11. The applicant had requested this court to determine that her contribution to the acquisition and development of the various matrimonial properties was equal to that of the respondent.  The court found that her contribution was 30% and that of the respondent was 70%.   In respect of Karen LR No. xxxxx/x the court found that it was bought and developed exclusively by the respondent and the 1st interested party.  The applicant had not been married to the respondent by then.  When the interested party moved to the United Kingdom, the respondent moved the applicant to stay in the home.  She had otherwise been occupying the house at [particulars witheld] Estate.  In respect of Siwaka house I gave her 30% of it.  The parties had their rural home on 30 acres in Kitale.  The respondent offered 15 acres and the house thereon to her, which the court confirmed.  The applicant’s case is that her removal from the Karen home where she had stayed for about 20 years with her children will cause her substantial and irreparable loss and harm.  The applicant has, since the judgment, been asked by the respondent to vacate the Karen house.  It is material that the applicant and the respondent have divorced, and therefore the 1st interested party remains the only wife.  The case by the respondent and the interested party was that the Karen house belongs to the latter as her matrimonial home.

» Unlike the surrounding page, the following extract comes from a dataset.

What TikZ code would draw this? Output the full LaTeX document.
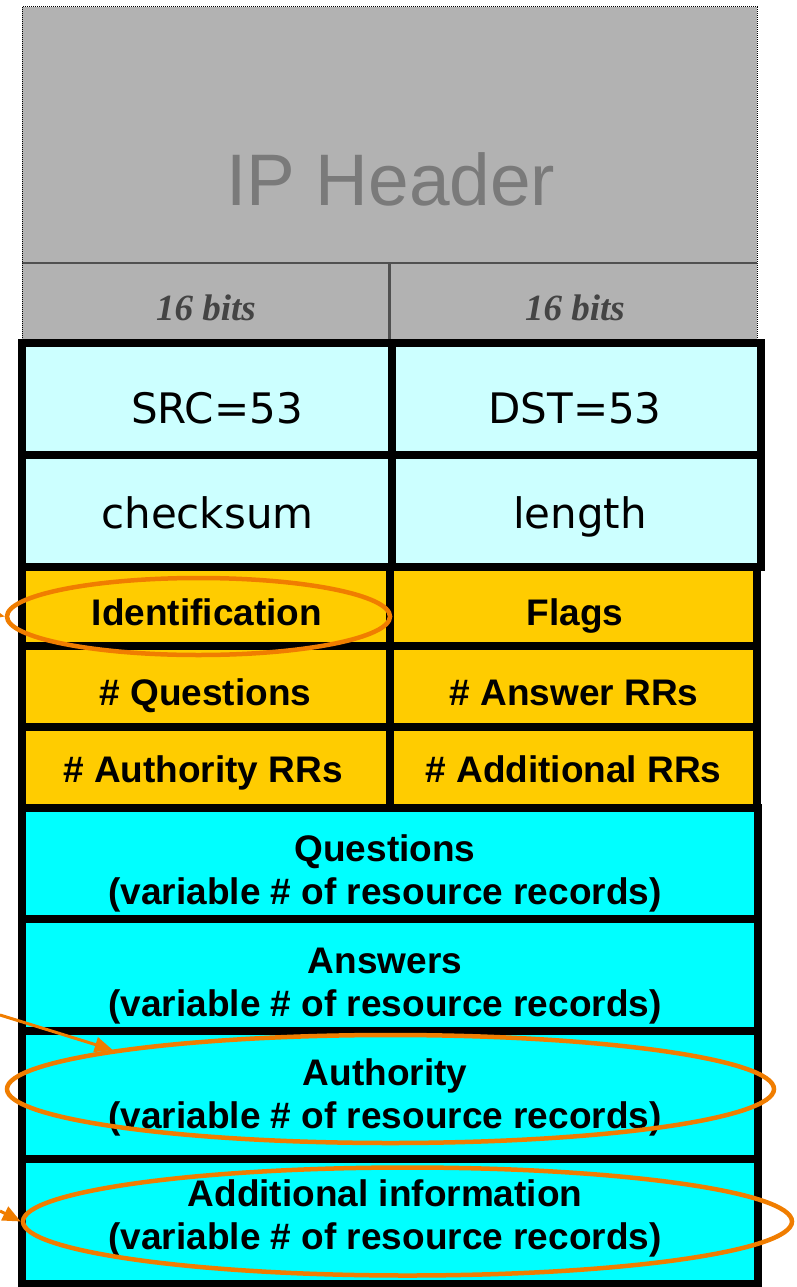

12. For the rest of the properties, the applicant will be seeking on appeal that her contribution be increased from 30% to 50% for each.  Each property has a value that can be determined.

13. The applicant did not tender any evidence to show that the respondent is seeking to sell, or otherwise dispose of, any of the matrimonial properties, including the Karen home.  There is, therefore, no demonstrated prospect that any of these properties will not be there at the time the appeal is heard and determined.  Lastly, it was not shown that in the event that any of the properties is sold the respondent would not have the means to make good.

14. The result is that, it has not been shown that the applicant will suffer substantial loss if stay of the execution of the decree is not granted.  The application for stay dated 9th October 2019 has no merits and is dismissed.

15. Costs shall follow the event.

DATED and DELIVERED at NAIROBI this 28TH day of NOVEMBER, 2019.